For online orders, test slowly. Add one planned item, apply the sale or loyalty price, then try the code. Watch the order summary after each step. If the discount disappears when another is added, the store is telling you the stack is not allowed. Remove the weaker discount and move on.

For in-store shopping, be considerate. Have coupons ready, know the policy basics, and avoid arguing over a stack that the register rejects. If the terms are unclear, customer service may help, but the value of the discount should justify the time and stress.

A beginner-friendly stacking routine

  1. Choose one category you buy often, such as toiletries, pantry staples, pet food, or cleaning supplies.
  2. Notice the normal price so you can spot a real sale.
  3. Clip or save one relevant coupon, not a pile of maybes.
  4. Check whether loyalty rewards, free shipping, or store credit can apply without changing the basket.
  5. Compare the final total against the usual price and against a cheaper alternative brand.
  6. Keep a note only for stacks that are easy enough to repeat.

This keeps stacking practical. You are learning store behavior on items you will use, not gambling on unfamiliar products because the theoretical discount looks impressive.

When stacking is not worth it

  • The rules are unclear: if you cannot confirm the combination, do not build a whole trip around it.
  • The stack requires too many items: buying five products to save on one often creates waste.
  • A cheaper product wins anyway: a stacked premium brand may still cost more than the store brand you like.
  • Rewards expire quickly: future credit is weaker than an immediate discount unless you know you will use it.
  • The return policy changes: stacked deals can complicate refunds, especially on partial returns.

The point is not to win checkout. The point is to lower the cost of things your household already needs.

It helps to practice when the stakes are low. Try one stack on paper towels, toothpaste, pasta, or another item you would buy again. If the store rejects the combination, you can still walk away without disrupting a major purchase.

Practical checklist

  • The store policy allows this type of combination
  • The item was already on my list or is a reliable staple
  • The discounts come from different buckets
  • The final total beats my normal price and realistic alternatives
  • I did not add filler items to make the stack work
  • I understand what happens if I return part of the order

If a stack passes these checks, it is a useful savings tactic. If it fails, a single clean coupon is often the better choice.

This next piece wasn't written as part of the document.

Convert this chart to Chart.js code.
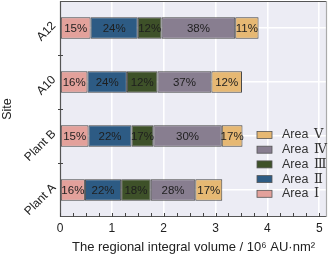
<!DOCTYPE html>
<html lang="en">
<head>
    <meta charset="UTF-8">
    <title>Regional integral volume by site</title>
    <script src="https://cdn.jsdelivr.net/npm/chart.js"></script>
    <style>
        html, body { margin: 0; padding: 0; background: #fff; }
        #wrap { width: 331px; height: 257px; }
    </style>
</head>
<body>
    <div id="wrap"><canvas id="siteChart"></canvas></div>
    <script>
        // sites, top to bottom
        const sites = ['A12', 'A10', 'Plant B', 'Plant A'];

        // segment lengths (10^6 AU·nm^2)
        const areaI   = [0.59, 0.53, 0.55, 0.48];
        const areaII  = [0.91, 0.76, 0.83, 0.70];
        const areaIII = [0.46, 0.59, 0.42, 0.57];
        const areaIV  = [1.42, 1.04, 1.32, 0.86];
        const areaV   = [0.45, 0.59, 0.40, 0.52];

        // percentage text printed in each segment
        const pctI   = ['15%', '16%', '15%', '16%'];
        const pctII  = ['24%', '24%', '22%', '22%'];
        const pctIII = ['12%', '12%', '17%', '18%'];
        const pctIV  = ['38%', '37%', '30%', '28%'];
        const pctV   = ['11%', '12%', '17%', '17%'];

        const areaNames = ['Ⅰ', 'Ⅱ', 'Ⅲ', 'Ⅳ', 'Ⅴ'];
        const areaColors = ['#E3A19B', '#2D5B84', '#3E5129', '#887E90', '#E6B873'];
        const xTicks = [0, 1, 2, 3, 4, 5];

        const FONT = '"Liberation Sans", Arial, sans-serif';
        const values = [areaI, areaII, areaIII, areaIV, areaV];
        const pcts = [pctI, pctII, pctIII, pctIV, pctV];

        // background, frame, minor ticks
        const framePlugin = {
            id: 'frame',
            beforeDraw(chart) {
                const { ctx, chartArea: a } = chart;
                ctx.save();
                ctx.fillStyle = '#ECECF4';
                ctx.fillRect(a.left, a.top, a.right - a.left, a.bottom - a.top);
                ctx.restore();
            },
            afterDraw(chart) {
                const { ctx, chartArea: a } = chart;
                const xs = chart.scales.x, ys = chart.scales.y;
                ctx.save();
                ctx.strokeStyle = '#555';
                ctx.lineWidth = 1.2;
                ctx.beginPath();
                ctx.moveTo(a.right, a.top + 0.5);
                ctx.lineTo(a.left + 0.5, a.top + 0.5);
                ctx.lineTo(a.left + 0.5, a.bottom - 0.5);
                ctx.lineTo(a.right, a.bottom - 0.5);
                ctx.stroke();
                ctx.strokeStyle = '#aaa';
                ctx.beginPath();
                ctx.moveTo(a.right - 0.5, a.top);
                ctx.lineTo(a.right - 0.5, a.bottom);
                ctx.stroke();

                // x ticks every 0.25, pointing inward
                ctx.strokeStyle = '#444';
                ctx.lineWidth = 1;
                for (let v = 0; v <= 5; v += 0.25) {
                    const px = Math.round(xs.getPixelForValue(v)) + 0.5;
                    ctx.beginPath();
                    ctx.moveTo(px, a.bottom);
                    ctx.lineTo(px, a.bottom - 4);
                    ctx.stroke();
                }
                // y ticks between sites
                for (let i = 0; i < sites.length - 1; i++) {
                    const py = Math.round((ys.getPixelForValue(i) + ys.getPixelForValue(i + 1)) / 2) + 0.5;
                    ctx.beginPath();
                    ctx.moveTo(a.left - 2, py);
                    ctx.lineTo(a.left + 3, py);
                    ctx.stroke();
                }
                ctx.restore();
            }
        };

        // percentage labels and legend
        const labelPlugin = {
            id: 'labels',
            afterDatasetsDraw(chart) {
                const ctx = chart.ctx;
                ctx.save();
                ctx.font = '11.5px ' + FONT;
                ctx.fillStyle = '#1e1e1e';
                ctx.textAlign = 'center';
                ctx.textBaseline = 'middle';
                chart.data.datasets.forEach((ds, i) => {
                    chart.getDatasetMeta(i).data.forEach((bar, j) => {
                        ctx.fillText(pcts[i][j], (bar.x + bar.base) / 2, bar.y + 0.5);
                    });
                });
                ctx.restore();
            },
            afterDraw(chart) {
                const ctx = chart.ctx;
                ctx.save();
                ctx.textBaseline = 'middle';
                for (let k = 0; k < 5; k++) {
                    const i = 4 - k;
                    const y = 135 + k * 14.7;
                    ctx.fillStyle = areaColors[i];
                    ctx.fillRect(257, y - 3.5, 15, 7);
                    ctx.strokeStyle = '#555';
                    ctx.lineWidth = 0.8;
                    ctx.strokeRect(257, y - 3.5, 15, 7);
                    ctx.fillStyle = '#333';
                    ctx.font = '12.5px ' + FONT;
                    ctx.fillText('Area', 282, y);
                    const w = ctx.measureText('Area ').width;
                    ctx.font = '13px "Liberation Serif", "DejaVu Serif", serif';
                    ctx.fillText(areaNames[i], 282 + w + 2, y);
                }
                ctx.restore();
            }
        };

        new Chart(document.getElementById('siteChart'), {
            type: 'bar',
            data: {
                labels: sites,
                datasets: values.map((v, i) => ({
                    label: 'Area ' + areaNames[i],
                    data: v,
                    backgroundColor: areaColors[i],
                    borderColor: '#444',
                    borderWidth: 1,
                    borderSkipped: false,
                    barPercentage: 0.4,
                    categoryPercentage: 1
                }))
            },
            options: {
                indexAxis: 'y',
                responsive: true,
                maintainAspectRatio: false,
                animation: false,
                layout: { padding: { top: 1, right: 4, left: 0, bottom: 0 } },
                plugins: { legend: { display: false }, tooltip: { enabled: false } },
                scales: {
                    x: {
                        stacked: true,
                        min: 0,
                        max: 5.15,
                        afterBuildTicks(scale) {
                            scale.ticks = xTicks.map(v => ({ value: v }));
                        },
                        ticks: {
                            color: '#222',
                            font: { family: FONT, size: 12 },
                            padding: 4,
                            autoSkip: false,
                            maxRotation: 0
                        },
                        grid: { color: '#fff', lineWidth: 1.6, drawTicks: false },
                        border: { display: false },
                        title: {
                            display: true,
                            text: 'The regional integral volume / 10⁶ AU·nm²',
                            color: '#222',
                            font: { family: FONT, size: 13 },
                            padding: { top: 0, bottom: 2 }
                        },
                        afterFit(scale) {
                            scale.height = 40;
                            scale.paddingLeft = 0;
                            scale.paddingRight = 0;
                        }
                    },
                    y: {
                        stacked: true,
                        ticks: {
                            color: '#222',
                            font: { family: FONT, size: 12 },
                            minRotation: 45,
                            maxRotation: 45,
                            padding: 6,
                            labelOffset: -4
                        },
                        grid: { color: '#fff', lineWidth: 1.6, offset: false, drawTicks: false },
                        border: { display: false },
                        title: {
                            display: true,
                            text: 'Site',
                            color: '#222',
                            font: { family: FONT, size: 12.5 },
                            padding: 0
                        },
                        afterFit(scale) {
                            scale.width = 60;
                            scale.paddingTop = 0;
                            scale.paddingBottom = 0;
                        }
                    }
                }
            },
            plugins: [framePlugin, labelPlugin]
        });
    </script>
</body>
</html>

Frequently asked questions

Can I use two promo codes online?

Sometimes, but many retailers allow only one promo code per order. Look for separate fields for gift cards, rewards, and promo codes, because those may be treated differently.

What is the easiest stack for beginners?

A sale price plus one digital coupon on a household staple is the easiest place to start. It is simple to verify and unlikely to create waste.

Is coupon stacking always allowed if checkout accepts it?

Checkout acceptance is a strong sign, but terms still matter. Avoid using glitches or obvious errors, and make sure the final order matches the retailer's stated rules.